What to do:
Reproduce the listing below exactly, beginning with its first line and ending with the line that holds "(capA) at (112,255)"; pictures are not part of the copy.
━━━━━━━━━━━━━━━━━━━━
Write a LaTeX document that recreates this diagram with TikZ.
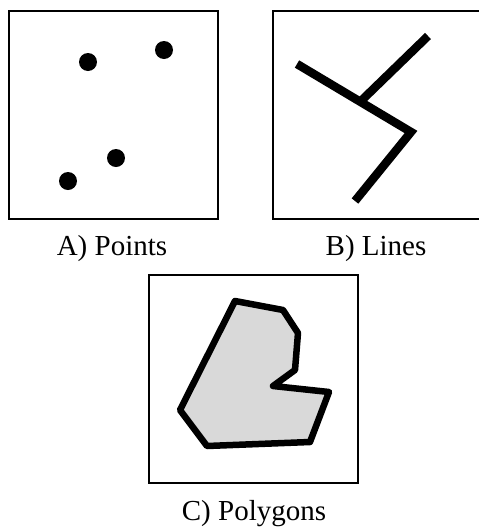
\documentclass[tikz,border=0pt]{standalone}
\usepackage{fontspec}
\setmainfont{Liberation Serif}
\definecolor{polyfill}{HTML}{D9D9D9}
\usetikzlibrary{positioning}

\begin{document}
\begin{tikzpicture}[x=1pt, y=-1pt,
  every node/.style={font=\fontsize{29}{34}\selectfont},
  frame/.style={draw, line width=2.2pt},
  dot/.style={fill=black},
  stroke/.style={line width=8.5pt},
  outline/.style={draw, line width=6.5pt, line join=round, fill=polyfill},
  caption/.style={anchor=base, inner sep=0pt},
]
  \useasboundingbox (0,0) rectangle (479,531);

  % A) Points
  \draw[frame] (9,11) rectangle (218,219);
  \fill[dot] (88,62) circle (9pt);
  \fill[dot] (164,50) circle (9pt);
  \fill[dot] (116,158) circle (9pt);
  \fill[dot] (68,181) circle (9pt);
  \node[caption] (capA) at (112,255) {A) Points};

  % B) Lines
  \draw[frame] (273,11) rectangle (484,219);
  \coordinate (b1) at (297,64);
  \coordinate (bj) at (362,100);
  \coordinate (bk) at (411,132);
  \coordinate (b3) at (355,201);
  \coordinate (b4) at (428,36);
  \draw[stroke] (b1) -- (bk) -- (b3);
  \draw[stroke] (bj) -- (b4);
  \node[caption] (capB) at (376,255) {B) Lines};

  % C) Polygons
  \draw[frame] (149,275) rectangle (358,483);
  \draw[outline] (235,301) -- (283,310) -- (298,333) -- (295,370)
    -- (273,386) -- (329,392) -- (310,442) -- (207,446) -- (180,410) -- cycle;
  \node[caption] (capC) at (254,520) {C) Polygons};
\end{tikzpicture}
\end{document}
━━━━━━━━━━━━━━━━━━━━
Reply:
Write a LaTeX document that recreates this diagram with TikZ.
\documentclass[tikz,border=0pt]{standalone}
\usepackage{fontspec}
\setmainfont{Liberation Serif}
\definecolor{polyfill}{HTML}{D9D9D9}
\usetikzlibrary{positioning}

\begin{document}
\begin{tikzpicture}[x=1pt, y=-1pt,
  every node/.style={font=\fontsize{29}{34}\selectfont},
  frame/.style={draw, line width=2.2pt},
  dot/.style={fill=black},
  stroke/.style={line width=8.5pt},
  outline/.style={draw, line width=6.5pt, line join=round, fill=polyfill},
  caption/.style={anchor=base, inner sep=0pt},
]
  \useasboundingbox (0,0) rectangle (479,531);

  % A) Points
  \draw[frame] (9,11) rectangle (218,219);
  \fill[dot] (88,62) circle (9pt);
  \fill[dot] (164,50) circle (9pt);
  \fill[dot] (116,158) circle (9pt);
  \fill[dot] (68,181) circle (9pt);
  \node[caption] (capA) at (112,255) {A) Points};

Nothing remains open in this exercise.